И все-таки ее вопрос взволновал Петра. Клара, ему всюду мерещится Клара! Он не мог ее забыть, хотя сладостная мука в душе понемногу утихала, слабел жаркий дурман первого познания. Но в сердце остался шрам, который никогда не изгладится, как бы его ни врачевала жизнь!
Гарс говорил пылко, темные волосы его разлетались, как от ветра.
— Мы ничего не создадим, если не удалимся от этого мерзкого мира. Надо отречься от всего, что мешает, что отвлекает нас на пути к цели. Поймите это, несчастные!
— Тебе, Франтишек, уйти бы в пустынники, отпустить бороду да носить сандалии, — серьезно сказал Скала.
После долгой разлуки друзья встретились снова. Казалось, вернулись их школьные годы. Петр Хлум посмеивался, а Скала насвистывал, слушая разглагольствования Гарса, который живо жестикулировал и на ходу то забегал вперед, то возвращался, словно хотел накинуться на обоих друзей. Они любили его такого — упрямого, пылкого.
— Неправильно вы живете, слабодушные, погрязшие в пороках люди!
Скала весело сверкнул глазами:
— Мы погрязли? Ну, а ты много достиг, писатель?
— Помнишь, Франтишек, новеллу о павшей девушке, которую ты всячески защищал? Она родила ребенка, отец выгнал ее из дому, она так страдала. Ты назвал ее великомученицей любви. Она хотела жить по-своему, дай же и нам жить по-своему.
Гарс обрушился на него.
— Бессовестные! — воскликнул он. — Не понимаете вы, что ли, что я страдаю за вас. Я хочу, чтобы вы исправились.
— Дождешься, дождешься!
— Терпение, братец, — все в свое время!
Они вошли в лес. Деревья над их головами шумели, как далекая плотина. Выйдя из лесу, друзья оказались на холме, внизу лежал городок, блестела река; в ее водах отражалось сияние этого погожего солнечного дня.
Спустившись на берег, друзья позвали лодочника, посидели с ним на берегу, потом, устояв перед соблазнами трактиров, зашагали вверх по дороге. Настроение у них было отличное, они громко разговаривали, смеялись и аукали, прислушиваясь к эху.
Перед ними лежал холмистый край с раскрытыми ладошками полей; извиваясь меж холмами, текла река.
— Вот она, наша родина, — растроганно сказал Скала, заслоняясь рукой от солнца.
— А черта мне в ней, если я знаю, что все это владения архиепископа, — отозвался Хлум.

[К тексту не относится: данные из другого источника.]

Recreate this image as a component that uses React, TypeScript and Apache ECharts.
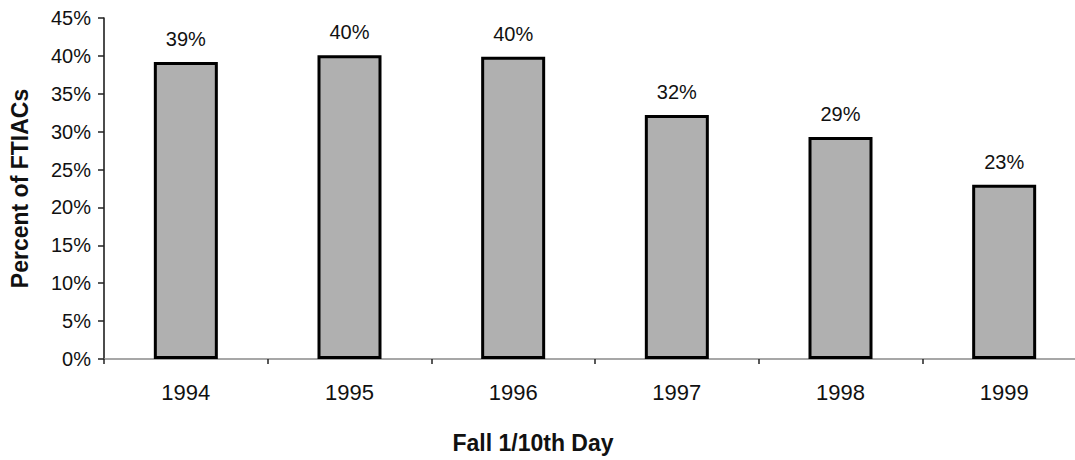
import React, { useEffect, useRef } from "react";
import * as echarts from "echarts";

const categories = ["1994", "1995", "1996", "1997", "1998", "1999"];
const values = [39.2, 40.1, 39.9, 32.2, 29.3, 23.0];
const yTicks = [0, 5, 10, 15, 20, 25, 30, 35, 40, 45];

export default function App() {
  const ref = useRef<HTMLDivElement>(null);
  useEffect(() => {
    document.body.style.margin = "0";
    document.body.style.overflow = "hidden";
    const chart = echarts.init(ref.current!, null, { renderer: "svg" });
    const font = "Liberation Sans, Arial, sans-serif";
    chart.setOption({
      animation: false,
      backgroundColor: "#ffffff",
      grid: { left: 104, right: 0, top: 18, bottom: 101, containLabel: false, outerBoundsMode: "none" },
      xAxis: {
        type: "category",
        data: categories,
        axisLine: { show: true, lineStyle: { color: "#8a8a8a", width: 1.5 } },
        axisTick: { show: true, length: 5, lineStyle: { color: "#222", width: 1.5 } },
        axisLabel: { color: "#111", fontSize: 22, fontFamily: font, margin: 22 },
      },
      yAxis: {
        type: "value",
        min: yTicks[0],
        max: yTicks[yTicks.length - 1],
        interval: 5,
        name: "Percent of FTIACs",
        nameLocation: "middle",
        nameGap: 73,
        nameTextStyle: { color: "#111", fontSize: 23, fontWeight: "bold", fontFamily: font },
        axisLine: { show: true, lineStyle: { color: "#111", width: 1.5 } },
        axisTick: { show: true, length: 6, lineStyle: { color: "#222", width: 1.5 } },
        axisLabel: { color: "#111", fontSize: 20, fontFamily: font, margin: 13, formatter: "{value}%" },
        splitLine: { show: false },
      },
      graphic: [
        {
          type: "text",
          x: 533,
          y: 443,
          style: {
            text: "Fall 1/10th Day",
            fill: "#111",
            fontSize: 23,
            fontWeight: "bold",
            fontFamily: font,
            textAlign: "center",
            textVerticalAlign: "middle",
          },
        },
      ],
      series: [
        {
          type: "bar",
          data: values,
          barWidth: 64,
          itemStyle: { color: "#b0b0b0", borderColor: "#000", borderWidth: 3 },
          label: {
            show: true,
            position: "top",
            distance: 13,
            color: "#111",
            fontSize: 20,
            fontFamily: font,
            formatter: (p: any) => Math.round(p.value) + "%",
          },
        },
      ],
    });
    return () => chart.dispose();
  }, []);
  return (
    <div style={{ width: 1075, height: 460, position: "absolute", left: 0, top: 0, overflow: "hidden" }}>
      <div ref={ref} style={{ width: 1086, height: 460 }} />
    </div>
  );
}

— Что такое родина? Я не знаю, — бушевал Гарс. — Да, не знаю! Знаю только привычку к одной местности, к людям, к образу жизни. И если мне хорошо живется, для меня здесь родина, а если живется плохо, меня тянет прочь. Почему? Потому, что все мое существо жаждет жить, а не прозябать. И это естественно. Но, уезжая отсюда, я вспоминаю родные места, и меня тянет к ним. Это тоже естественно.
— Стало быть, родина — это отчасти нечто материальное, а отчасти духовное, что врастает в наше сердце, — философствовал Скала, все еще любуясь пейзажем. — Что ни говори, друзья, а это чудесный уголок.